Promptly after Jewish Community Foundation learned it had lost its $18 million investment with Bernard L. Madoff Investment Securities, the nonprofit that manages the funds of some of Los Angeles Jewry’s blue-blood nonprofits created a special committee to investigate itself. The special committee reported today that the foundation did nothing wrong.
“The Special Committee’s work was exhaustive and subjected the Jewish Community Foundation to unprecedented levels of self-scrutiny and self-examination into the massive fraud perpetrated upon our institution and other innocent investors,” Marvin I. Schotland, president and CEO, said in a statement. “We undertook this comprehensive effort and release this summary of findings out of an unwavering commitment to continuing disclosure and accountability that we have stressed since the outset of these events.”

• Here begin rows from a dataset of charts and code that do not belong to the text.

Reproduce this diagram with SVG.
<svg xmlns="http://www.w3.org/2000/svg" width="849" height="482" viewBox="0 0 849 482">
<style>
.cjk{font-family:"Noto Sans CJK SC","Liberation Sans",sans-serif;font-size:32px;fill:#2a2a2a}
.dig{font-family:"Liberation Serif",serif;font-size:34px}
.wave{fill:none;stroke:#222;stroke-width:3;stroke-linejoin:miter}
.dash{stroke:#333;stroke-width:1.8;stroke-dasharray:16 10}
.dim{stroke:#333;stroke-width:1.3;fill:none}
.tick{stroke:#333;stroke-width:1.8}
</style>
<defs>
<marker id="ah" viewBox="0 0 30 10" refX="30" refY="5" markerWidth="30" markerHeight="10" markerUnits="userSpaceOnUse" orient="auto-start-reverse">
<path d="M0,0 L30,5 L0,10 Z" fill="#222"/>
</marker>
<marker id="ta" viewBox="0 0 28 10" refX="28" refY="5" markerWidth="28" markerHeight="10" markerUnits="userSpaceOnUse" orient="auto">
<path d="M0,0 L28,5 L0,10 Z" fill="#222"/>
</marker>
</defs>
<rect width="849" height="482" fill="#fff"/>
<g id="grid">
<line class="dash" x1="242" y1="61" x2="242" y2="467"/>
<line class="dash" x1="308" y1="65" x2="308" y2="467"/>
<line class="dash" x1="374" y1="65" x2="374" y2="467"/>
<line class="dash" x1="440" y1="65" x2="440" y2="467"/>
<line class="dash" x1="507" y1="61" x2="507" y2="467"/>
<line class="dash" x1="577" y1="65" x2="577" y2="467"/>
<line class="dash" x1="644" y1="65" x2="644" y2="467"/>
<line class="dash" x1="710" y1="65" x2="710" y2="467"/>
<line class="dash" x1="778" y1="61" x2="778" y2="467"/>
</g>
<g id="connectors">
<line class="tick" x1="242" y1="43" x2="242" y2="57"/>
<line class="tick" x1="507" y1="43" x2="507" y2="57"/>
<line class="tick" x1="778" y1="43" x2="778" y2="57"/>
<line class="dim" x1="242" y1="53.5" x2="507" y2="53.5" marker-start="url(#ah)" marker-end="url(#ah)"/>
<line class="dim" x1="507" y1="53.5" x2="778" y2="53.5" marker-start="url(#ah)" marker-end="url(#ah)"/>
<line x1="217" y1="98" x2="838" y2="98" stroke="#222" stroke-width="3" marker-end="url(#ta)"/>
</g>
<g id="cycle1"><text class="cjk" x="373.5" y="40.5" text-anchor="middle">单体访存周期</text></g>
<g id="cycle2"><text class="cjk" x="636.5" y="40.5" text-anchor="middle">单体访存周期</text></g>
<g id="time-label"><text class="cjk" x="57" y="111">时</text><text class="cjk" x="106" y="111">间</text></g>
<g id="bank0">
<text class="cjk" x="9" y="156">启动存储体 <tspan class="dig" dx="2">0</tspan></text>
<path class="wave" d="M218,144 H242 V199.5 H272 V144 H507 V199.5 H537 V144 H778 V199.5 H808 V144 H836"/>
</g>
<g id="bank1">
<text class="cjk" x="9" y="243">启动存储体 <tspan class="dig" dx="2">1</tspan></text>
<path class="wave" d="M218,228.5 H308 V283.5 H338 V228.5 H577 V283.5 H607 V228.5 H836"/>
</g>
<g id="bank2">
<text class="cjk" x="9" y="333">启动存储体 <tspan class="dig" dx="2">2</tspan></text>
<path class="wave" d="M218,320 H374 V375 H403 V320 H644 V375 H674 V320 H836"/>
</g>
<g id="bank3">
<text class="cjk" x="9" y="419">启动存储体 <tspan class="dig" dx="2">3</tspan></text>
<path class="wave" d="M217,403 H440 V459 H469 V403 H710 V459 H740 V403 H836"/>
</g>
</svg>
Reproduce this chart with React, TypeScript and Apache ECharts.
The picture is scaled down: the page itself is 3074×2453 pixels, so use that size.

Opportunities to recover funds, short of possibly up to $500,000 from the Securities Investment Protection Corporation, appear minimal. The committee’s nine recommendations concern investment-vote approval and general governance. Such as No. 5: “Investment of CIP [common investment pool] assets in funds managed by or affiliated with Investment Committee members shall be prohibited.”
Surprisingly, that wasn’t previously one of the committee’s policies. However, the Jewish Community Foundation’s in-house police reported that “no conflicts of interests or special considerations [were] found.” Though David Polak, then chair of the investment committee, invested personally with Madoff and recommended the common investment pool do the same, he received no “considerations or favors.” Neither, the committee reported, did the two other foundation board members who invested with Madoff.
This was not the case for J. Ezra Merkin and Stanley Chais.